Once admitted by the National Company Law Tribunal (NCLT), a moratorium is declared under Section 14, which provides:

“On the insolvency commencement date, the Adjudicating Authority shall by order declare a moratorium for prohibiting—(a) the institution of suits or continuation of pending suits or proceedings against the corporate debtor…”

During this phase, the Committee of Creditors (CoC) is constituted under Section 21, comprising all financial creditors. As per the statute:

“The committee of creditors shall comprise all financial creditors of the corporate debtor.”

Control shifts from management to a Resolution Professional (RP) under Sections 16–22, who administers the corporate debtor’s affairs during the CIRP. The CoC is empowered to approve resolution plans by a 66% majority. This role was judicially solidified in K Sashidhar v. Indian Overseas Bank [2019] 102 taxmann.com 139/152 SCL 312 where the Supreme Court stated:

“The Adjudicating Authority (NCLT) may cause an enquiry into the approved resolution plan on limited grounds referred to in Section 30(2)… It cannot make any other inquiry nor is competent to issue any direction in relation to the exercise of commercial wisdom of the financial creditors.”

Further, Section 29A of the IBC excludes defaulting promoters from participating in the bidding process to ensure accountability.

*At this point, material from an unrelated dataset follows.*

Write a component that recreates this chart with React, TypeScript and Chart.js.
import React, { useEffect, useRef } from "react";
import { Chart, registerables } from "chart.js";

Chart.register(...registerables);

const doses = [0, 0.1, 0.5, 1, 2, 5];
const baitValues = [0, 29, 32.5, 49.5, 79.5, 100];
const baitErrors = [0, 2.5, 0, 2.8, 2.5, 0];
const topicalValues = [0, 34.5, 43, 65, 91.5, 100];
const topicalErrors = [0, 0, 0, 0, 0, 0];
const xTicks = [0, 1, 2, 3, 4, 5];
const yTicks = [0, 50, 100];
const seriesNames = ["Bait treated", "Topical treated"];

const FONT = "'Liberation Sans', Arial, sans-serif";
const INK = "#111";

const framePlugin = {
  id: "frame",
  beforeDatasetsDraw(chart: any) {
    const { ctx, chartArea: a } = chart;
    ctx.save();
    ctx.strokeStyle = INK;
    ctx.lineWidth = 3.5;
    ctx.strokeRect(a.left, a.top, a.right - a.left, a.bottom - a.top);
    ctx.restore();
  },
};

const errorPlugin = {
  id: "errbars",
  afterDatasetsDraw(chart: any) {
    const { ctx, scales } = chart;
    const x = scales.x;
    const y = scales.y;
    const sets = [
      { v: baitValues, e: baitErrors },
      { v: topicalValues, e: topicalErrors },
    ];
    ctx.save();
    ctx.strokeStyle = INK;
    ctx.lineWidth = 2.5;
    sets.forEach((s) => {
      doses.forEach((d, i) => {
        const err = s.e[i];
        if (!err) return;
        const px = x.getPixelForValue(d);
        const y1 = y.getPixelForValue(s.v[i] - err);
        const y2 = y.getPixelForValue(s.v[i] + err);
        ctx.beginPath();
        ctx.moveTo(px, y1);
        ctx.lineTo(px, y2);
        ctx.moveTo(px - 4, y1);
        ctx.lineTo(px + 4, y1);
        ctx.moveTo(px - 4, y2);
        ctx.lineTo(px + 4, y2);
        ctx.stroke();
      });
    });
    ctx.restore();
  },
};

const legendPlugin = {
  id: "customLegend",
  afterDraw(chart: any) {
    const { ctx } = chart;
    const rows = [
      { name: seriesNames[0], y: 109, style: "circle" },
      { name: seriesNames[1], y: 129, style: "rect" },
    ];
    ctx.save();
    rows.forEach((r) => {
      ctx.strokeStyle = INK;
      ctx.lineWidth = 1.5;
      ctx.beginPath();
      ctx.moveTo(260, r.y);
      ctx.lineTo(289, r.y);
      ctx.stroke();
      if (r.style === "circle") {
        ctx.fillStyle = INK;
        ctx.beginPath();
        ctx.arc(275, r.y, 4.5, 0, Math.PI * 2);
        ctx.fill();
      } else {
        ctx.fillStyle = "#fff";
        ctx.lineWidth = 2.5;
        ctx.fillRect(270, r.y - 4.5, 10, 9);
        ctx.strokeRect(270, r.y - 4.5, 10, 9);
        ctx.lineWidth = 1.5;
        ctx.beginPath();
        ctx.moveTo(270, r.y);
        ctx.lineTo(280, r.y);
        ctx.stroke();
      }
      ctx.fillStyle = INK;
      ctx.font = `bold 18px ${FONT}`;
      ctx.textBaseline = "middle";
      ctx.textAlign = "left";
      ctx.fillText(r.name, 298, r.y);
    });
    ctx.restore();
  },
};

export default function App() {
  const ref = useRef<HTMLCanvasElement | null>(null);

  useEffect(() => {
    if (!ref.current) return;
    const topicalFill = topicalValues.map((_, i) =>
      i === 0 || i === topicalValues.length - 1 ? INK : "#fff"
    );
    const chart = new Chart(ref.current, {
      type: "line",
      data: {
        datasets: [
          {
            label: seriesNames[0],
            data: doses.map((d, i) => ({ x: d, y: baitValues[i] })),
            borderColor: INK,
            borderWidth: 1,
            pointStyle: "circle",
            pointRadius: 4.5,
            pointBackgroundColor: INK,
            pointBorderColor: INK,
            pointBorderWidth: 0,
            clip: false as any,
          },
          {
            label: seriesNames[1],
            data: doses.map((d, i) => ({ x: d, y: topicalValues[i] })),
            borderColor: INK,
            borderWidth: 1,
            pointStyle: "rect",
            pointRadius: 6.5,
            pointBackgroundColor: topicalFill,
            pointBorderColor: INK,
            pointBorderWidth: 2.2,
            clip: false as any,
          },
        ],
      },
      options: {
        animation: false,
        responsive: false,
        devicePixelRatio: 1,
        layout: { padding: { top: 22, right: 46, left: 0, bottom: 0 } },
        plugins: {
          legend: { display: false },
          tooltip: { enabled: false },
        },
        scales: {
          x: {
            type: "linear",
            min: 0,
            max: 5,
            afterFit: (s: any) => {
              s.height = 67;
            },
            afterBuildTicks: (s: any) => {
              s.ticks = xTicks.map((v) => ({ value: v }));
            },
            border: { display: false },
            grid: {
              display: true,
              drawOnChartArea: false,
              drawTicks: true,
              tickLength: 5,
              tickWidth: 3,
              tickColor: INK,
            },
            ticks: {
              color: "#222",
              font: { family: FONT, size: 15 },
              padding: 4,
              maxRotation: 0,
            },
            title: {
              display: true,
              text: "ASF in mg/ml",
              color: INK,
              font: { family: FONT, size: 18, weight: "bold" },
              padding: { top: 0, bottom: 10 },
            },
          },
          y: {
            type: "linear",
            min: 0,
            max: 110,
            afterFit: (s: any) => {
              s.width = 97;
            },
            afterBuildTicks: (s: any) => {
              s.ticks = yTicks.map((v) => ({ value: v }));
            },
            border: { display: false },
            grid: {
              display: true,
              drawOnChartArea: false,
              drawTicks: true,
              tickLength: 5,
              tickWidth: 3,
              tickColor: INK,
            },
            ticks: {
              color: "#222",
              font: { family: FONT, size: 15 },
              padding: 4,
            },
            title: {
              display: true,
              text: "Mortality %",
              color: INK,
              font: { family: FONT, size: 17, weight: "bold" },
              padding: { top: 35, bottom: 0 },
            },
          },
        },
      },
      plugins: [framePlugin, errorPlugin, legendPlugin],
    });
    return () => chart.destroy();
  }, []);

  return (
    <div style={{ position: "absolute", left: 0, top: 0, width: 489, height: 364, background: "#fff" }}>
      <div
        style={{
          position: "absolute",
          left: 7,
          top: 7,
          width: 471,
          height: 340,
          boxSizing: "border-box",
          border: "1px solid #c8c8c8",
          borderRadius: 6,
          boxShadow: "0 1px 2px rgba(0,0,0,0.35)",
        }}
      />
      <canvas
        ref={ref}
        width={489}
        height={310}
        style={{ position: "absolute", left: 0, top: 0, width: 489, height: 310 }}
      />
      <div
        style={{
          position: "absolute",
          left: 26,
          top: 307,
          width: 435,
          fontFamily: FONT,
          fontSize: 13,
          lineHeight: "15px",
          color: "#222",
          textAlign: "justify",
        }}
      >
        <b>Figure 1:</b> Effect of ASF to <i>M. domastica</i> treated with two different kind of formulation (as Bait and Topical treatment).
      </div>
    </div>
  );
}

The provision reads:

“A person shall not be eligible to submit a resolution plan if such person… has an account… classified as non-performing asset… and at least a period of one year has lapsed from the date of such classification.”

These provisions, upheld in Swiss Ribbons Pvt. Ltd’s. case (supra), have reinforced a regime that insulates the CIRP from insider interference and encourages a professionalised, creditor-led recovery process. The IBC also sets minimum safeguards for operational creditors under Section 30(2), stating:

“The resolution professional shall examine each resolution plan… [to confirm that it] provides for the payment of debts of operational creditors in such manner… which shall not be less than the amount to be paid… in the event of a liquidation.”

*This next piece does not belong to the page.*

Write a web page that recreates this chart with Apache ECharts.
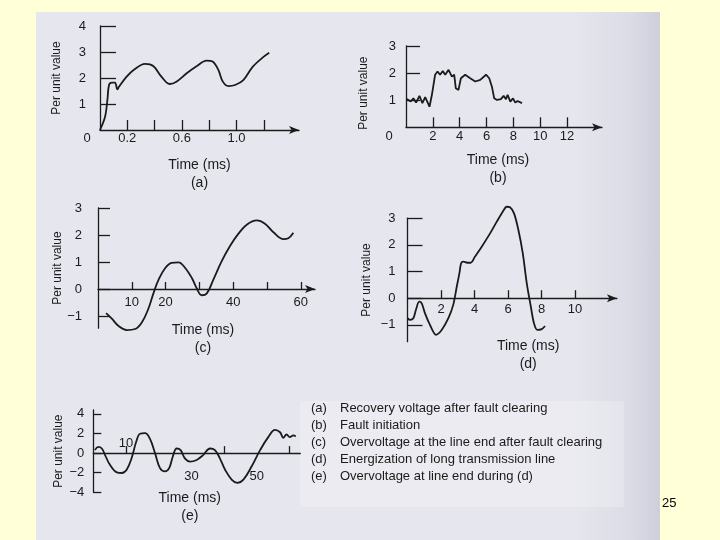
<!DOCTYPE html>
<html>
<head>
<meta charset="utf-8">
<script src="https://cdn.jsdelivr.net/npm/echarts@6/dist/echarts.min.js"></script>
<style>
html,body{margin:0;padding:0;width:720px;height:540px;background:#FFFFD8;overflow:hidden;}
#page{position:absolute;left:36px;top:12px;width:624px;height:528px;
 background:linear-gradient(to right,#E6E6EE 0%,#E6E6EE 86%,#DCDCE6 95%,#CFCFDC 100%);}
#legbox{position:absolute;left:300px;top:401px;width:324px;height:106px;background:rgba(255,255,255,0.22);}
#chart{position:absolute;left:0;top:0;width:720px;height:540px;}
</style>
</head>
<body>
<div id="page"></div>
<div id="legbox"></div>
<div id="chart"></div>
<script>
// ---------- data ----------
// (a) Recovery voltage after fault clearing
const timeA  = [0, 0.037, 0.054, 0.066, 0.086, 0.11, 0.127, 0.14, 0.195, 0.244, 0.33, 0.39, 0.45, 0.51, 0.56, 0.635, 0.71, 0.78, 0.825, 0.867, 0.90, 0.94, 0.99, 1.05, 1.12, 1.20, 1.24];
const valueA = [0, 0.51, 1.15, 1.73, 1.82, 1.82, 1.56, 1.67, 2.05, 2.3, 2.54, 2.46, 2.05, 1.77, 1.86, 2.18, 2.46, 2.67, 2.63, 2.31, 1.86, 1.69, 1.73, 1.92, 2.44, 2.82, 2.97];
const xTicksA = [0.2, 0.4, 0.6, 0.8, 1.0, 1.2];
const xLabelsA = [0, 0.2, 0.6, 1.0];
const yTicksA = [1, 2, 3, 4];

// (b) Fault initiation
const timeB  = [0.06, 0.36, 0.55, 0.75, 1.0, 1.22, 1.43, 1.75, 1.93, 2.17, 2.35, 2.54, 2.74, 2.92, 3.17, 3.42, 3.59, 3.71, 3.91, 4.09, 4.41, 4.78, 5.16, 5.53, 5.96, 6.2, 6.4, 6.57, 6.78, 7.07, 7.27, 7.45, 7.57, 7.77, 7.97, 8.14, 8.31, 8.64];
const valueB = [1.04, 0.95, 1.07, 0.91, 1.16, 0.89, 1.11, 0.76, 1.2, 1.94, 2.06, 1.94, 2.08, 1.94, 2.12, 1.87, 1.94, 1.44, 1.38, 1.81, 1.94, 1.81, 1.69, 1.75, 1.94, 1.81, 1.5, 1.07, 1.01, 1.04, 1.16, 1.04, 1.2, 0.95, 1.07, 0.91, 0.97, 0.89];
const xTicksB = [2, 4, 6, 8, 10, 12];
const xLabelsB = [0, 2, 4, 6, 8, 10, 12];
const yTicksB = [1, 2, 3];

// (c) Overvoltage at the line end after fault clearing
const timeC  = [2.4, 4.1, 6.0, 8.5, 11.0, 13.0, 14.9, 16.4, 17.9, 19.9, 21.8, 23.8, 25.8, 27.8, 29.2, 30.7, 32.2, 34.1, 36.6, 39.1, 41.5, 44.0, 47.0, 49.4, 51.9, 54.9, 56.3, 57.8];
const valueC = [-0.89, -1.1, -1.36, -1.52, -1.48, -1.23, -0.73, -0.16, 0.34, 0.78, 0.97, 0.99, 0.78, 0.4, 0.03, -0.23, -0.16, 0.34, 1.03, 1.6, 2.04, 2.38, 2.54, 2.42, 2.1, 1.85, 1.88, 2.08];
const xTicksC = [10, 20, 30, 40, 50, 60];
const xLabelsC = [10, 20, 40, 60];
const yTicksC = [-1, 0, 1, 2, 3];

// (d) Energization of long transmission line
const timeD  = [0, 0.15, 0.35, 0.5, 0.7, 0.85, 1.04, 1.34, 1.7, 2.04, 2.44, 2.73, 2.94, 3.1, 3.2, 3.33, 3.57, 3.77, 4.03, 4.43, 4.93, 5.33, 5.72, 5.92, 6.12, 6.36, 6.62, 6.88, 7.12, 7.36, 7.55, 7.75, 8.01, 8.21];
const valueD = [-0.75, -0.81, -0.75, -0.44, -0.13, -0.19, -0.56, -1.0, -1.37, -1.19, -0.75, -0.25, 0.43, 0.94, 1.31, 1.37, 1.33, 1.33, 1.56, 1.93, 2.43, 2.87, 3.28, 3.43, 3.41, 3.18, 2.56, 1.69, 0.56, -0.31, -0.94, -1.19, -1.16, -1.04];
const xTicksD = [2, 4, 6, 8, 10];
const xLabelsD = [2, 4, 6, 8, 10];
const yTicksD = [-1, 0, 1, 2, 3];

// (e) Overvoltage at line end during (d)
const timeE  = [0.5, 1.5, 2.6, 3.6, 5.1, 7.2, 8.7, 10.2, 11.7, 13.1, 14.3, 15.8, 17.3, 18.9, 20.4, 21.9, 23.2, 24.3, 25.5, 26.7, 28.0, 29.6, 31.6, 33.6, 35.7, 37.2, 38.7, 40.3, 42.3, 44.0, 45.9, 48.4, 51.0, 53.5, 55.6, 57.1, 58.1, 59.1, 60.1, 61.2, 61.9];
const valueE = [0.3, 0.63, 0.47, -0.2, -1.2, -1.97, -2.03, -1.7, -0.53, 1.13, 1.97, 2.03, 1.47, -0.03, -1.53, -1.87, -1.53, -0.37, 0.47, 0.3, -0.53, -0.87, -0.7, -0.2, 0.47, 0.3, -0.53, -1.7, -2.7, -3.03, -2.7, -1.37, 0.3, 1.63, 2.37, 2.13, 1.57, 1.9, 1.63, 1.8, 1.7];
const xTicksE = [10, 40, 60];
const xLabelsEAbove = [10];
const xLabelsEBelow = [30, 50];
const yTicksE = [-4, -2, 0, 2, 4];

const legendLines = [
  ['(a)', 'Recovery voltage after fault clearing'],
  ['(b)', 'Fault initiation'],
  ['(c)', 'Overvoltage at the line end after fault clearing'],
  ['(d)', 'Energization of long transmission line'],
  ['(e)', 'Overvoltage at line end during (d)']
];
const slideNumber = '25';

// ---------- styling helpers ----------
const INK = '#1b1b1b';
const FONT = '"Liberation Sans", Arial, sans-serif';
const minus = v => String(v).replace('-', '\u2212');
const pairs = (xs, ys) => xs.map((x, i) => [x, ys[i]]);

function xAx(o) {
  return {
    gridIndex: o.g, type: 'value', min: o.min, max: o.max, offset: o.offset || 0,
    position: o.position || 'bottom',
    axisLine: { show: o.line !== false, onZero: false,
      symbol: o.arrow ? ['none', 'arrow'] : ['none', 'none'], symbolSize: [6, 10],
      lineStyle: { color: INK, width: 1.3 } },
    axisTick: { show: !!o.ticks, inside: true, length: o.tickLen || 8, customValues: o.ticks || [],
      lineStyle: { color: INK, width: 1.3 } },
    axisLabel: { show: !!o.labels, customValues: o.labels || [],
      margin: o.margin, color: INK, fontFamily: FONT, fontSize: 13,
      showMinLabel: true, showMaxLabel: true,
      formatter: v => (v === 0 && o.zeroPad) ? '{z|0}' :
        minus(o.decimals ? v.toFixed(o.decimals) : v),
      rich: { z: { padding: [0, o.zeroPad || 0, 0, 0], fontFamily: FONT, fontSize: 13, color: INK } } },
    splitLine: { show: false },
    name: o.name || '', nameLocation: 'middle', nameGap: o.nameGap || 0,
    nameTextStyle: { color: INK, fontFamily: FONT, fontSize: 14, lineHeight: 18,
      padding: o.namePad || 0 }
  };
}
function yAx(o) {
  return {
    gridIndex: o.g, type: 'value', min: o.min, max: o.max,
    axisLine: { show: true, onZero: false, lineStyle: { color: INK, width: 1.3 } },
    axisTick: { show: true, inside: true, length: o.tickLen, customValues: o.ticks,
      lineStyle: { color: INK, width: 1.3 } },
    axisLabel: { customValues: o.labels, margin: o.margin, color: INK, fontFamily: FONT,
      fontSize: 13, showMinLabel: true, showMaxLabel: true, formatter: v => minus(v) },
    splitLine: { show: false },
    name: 'Per unit value', nameLocation: 'middle', nameRotate: 90, nameGap: o.nameGap,
    nameTextStyle: { color: INK, fontFamily: FONT, fontSize: 12, padding: o.namePad || 0 }
  };
}
function line(xi, yi, data, smooth) {
  return { type: 'line', xAxisIndex: xi, yAxisIndex: yi, data: data, showSymbol: false,
    smooth: smooth, clip: false, lineStyle: { color: INK, width: 1.8 }, silent: true, animation: false };
}
function grid(l, t, w, h) {
  return { left: l, top: t, width: w, height: h, containLabel: false, outerBoundsMode: 'none' };
}

const graphicTexts = [];
legendLines.forEach((l, i) => {
  const y = 410 + i * 17.1;
  graphicTexts.push({ type: 'text', left: 311, top: y - 8,
    style: { text: l[0], font: '13px ' + FONT, fill: INK } });
  graphicTexts.push({ type: 'text', left: 340, top: y - 8,
    style: { text: l[1], font: '13px ' + FONT, fill: INK } });
});
graphicTexts.push({ type: 'text', left: 662, top: 497,
  style: { text: slideNumber, font: '13px ' + FONT, fill: '#000' } });

const option = {
  backgroundColor: 'transparent',
  animation: false,
  textStyle: { fontFamily: FONT },
  grid: [
    grid(100, 26, 199, 104),        // a : 0..4
    grid(406, 46, 196, 81.3),       // b : 0..3
    grid(98, 208, 217, 120.2),      // c : -1.45..3 (27.0 px/unit)
    grid(407.5, 218.2, 209.4, 123.5), // d : -1.63..3 (26.67 px/unit)
    grid(93.3, 410, 207, 82.3)      // e : -4..4.4 (9.8 px/unit)
  ],
  xAxis: [
    xAx({ g: 0, min: 0, max: 1.458, arrow: true, ticks: xTicksA, tickLen: 10, labels: xLabelsA,
          decimals: 1, margin: 2, zeroPad: 26, name: 'Time (ms)\n(a)', nameGap: 26 }),
    xAx({ g: 1, min: 0, max: 14.6, arrow: true, ticks: xTicksB, tickLen: 10, labels: xLabelsB,
          margin: 3, zeroPad: 34, name: 'Time (ms)\n(b)', nameGap: 24, namePad: [0, 12, 0, 0] }),
    xAx({ g: 2, min: 0, max: 64.2, arrow: true, ticks: xTicksC, tickLen: 7, labels: xLabelsC,
          margin: 7, offset: -39.2, name: 'Time (ms)\n(c)', nameGap: 32, namePad: [0, 7, 0, 0] }),
    xAx({ g: 3, min: 0, max: 12.5, arrow: true, ticks: xTicksD, tickLen: 8, labels: xLabelsD,
          margin: 5, offset: -43.5, name: 'Time (ms)\n(d)', nameGap: 39, namePad: [0, 0, 0, 32] }),
    xAx({ g: 4, min: 0, max: 63.3, arrow: false, ticks: xTicksE, tickLen: 7, labels: xLabelsEBelow,
          margin: 17, offset: -39.2, name: 'Time (ms)\n(e)', nameGap: 36, namePad: [0, 14, 0, 0] }),
    xAx({ g: 4, min: 0, max: 63.3, line: false, labels: xLabelsEAbove, position: 'top',
          margin: 3, offset: -43.1 })
  ],
  yAxis: [
    yAx({ g: 0, min: 0, max: 4, ticks: yTicksA, labels: [1, 2, 3, 4], tickLen: 16, margin: 14, nameGap: 37 }),
    yAx({ g: 1, min: 0, max: 3, ticks: yTicksB, labels: [1, 2, 3], tickLen: 14, margin: 10, nameGap: 36,
          namePad: [0, 13, 0, 0] }),
    yAx({ g: 2, min: -1.45, max: 3, ticks: yTicksC, labels: yTicksC, tickLen: 12, margin: 16, nameGap: 34 }),
    yAx({ g: 3, min: -1.63, max: 3, ticks: yTicksD, labels: yTicksD, tickLen: 15, margin: 12, nameGap: 35 }),
    yAx({ g: 4, min: -4, max: 4.4, ticks: yTicksE, labels: yTicksE, tickLen: 8, margin: 9, nameGap: 29 })
  ],
  series: [
    line(0, 0, pairs(timeA, valueA), 0.35),
    line(1, 1, pairs(timeB, valueB), false),
    line(2, 2, pairs(timeC, valueC), 0.4),
    line(3, 3, pairs(timeD, valueD), 0.3),
    line(4, 4, pairs(timeE, valueE), 0.4)
  ],
  graphic: graphicTexts
};

const chart = echarts.init(document.getElementById('chart'), null, { renderer: 'canvas' });
chart.setOption(option);
</script>
</body>
</html>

Despite these safeguards, critics argue that operational creditors remain sidelined in actual decision-making, highlighting a tension between statutory design and commercial execution. India’s adoption of the CIC model under the IBC marked a decisive break from prior regimes that struggled with fragmented debt recovery mechanisms. The earlier framework, characterised by a “debtor-in-possession” approach, allowed defaulting promoters to retain control indefinitely, leading to prolonged delays and low recoveries. The Banking Law Reforms Committee (BLRC) in 2015 underscored the need for a paradigm shift, stating:

“The appropriate disposition of a defaulting firm is a business decision, and only the creditors should make it.”

The IBC’s design reflects this philosophy. As the Supreme Court emphasised in Innoventive Industries Ltd. v. ICICI Bank Ltd., the Code’s objective is to prioritise creditor rights while ensuring the corporate debtor’s survival as a going concern. The Court noted:

“The erstwhile management, which is in charge of the corporate debtor, has no role to play once the corporate insolvency resolution process is initiated.”

This judicial stance solidified the transition from debtor-friendly regimes to a creditor-centric framework.

The IBC’s architecture ensures that control shifts decisively to financial creditors through the CoC, supported by the Resolution Professional (RP). This aligns with the BLRC’s view that creditors, as risk-bearers, are best positioned to maximise asset value. However, the Code’s introduction of pre-packaged insolvency for MSMEs in 2021 signals a nuanced shift toward hybridisation, blending debtor-in-possession flexibility with creditor oversight in low-complexity cases.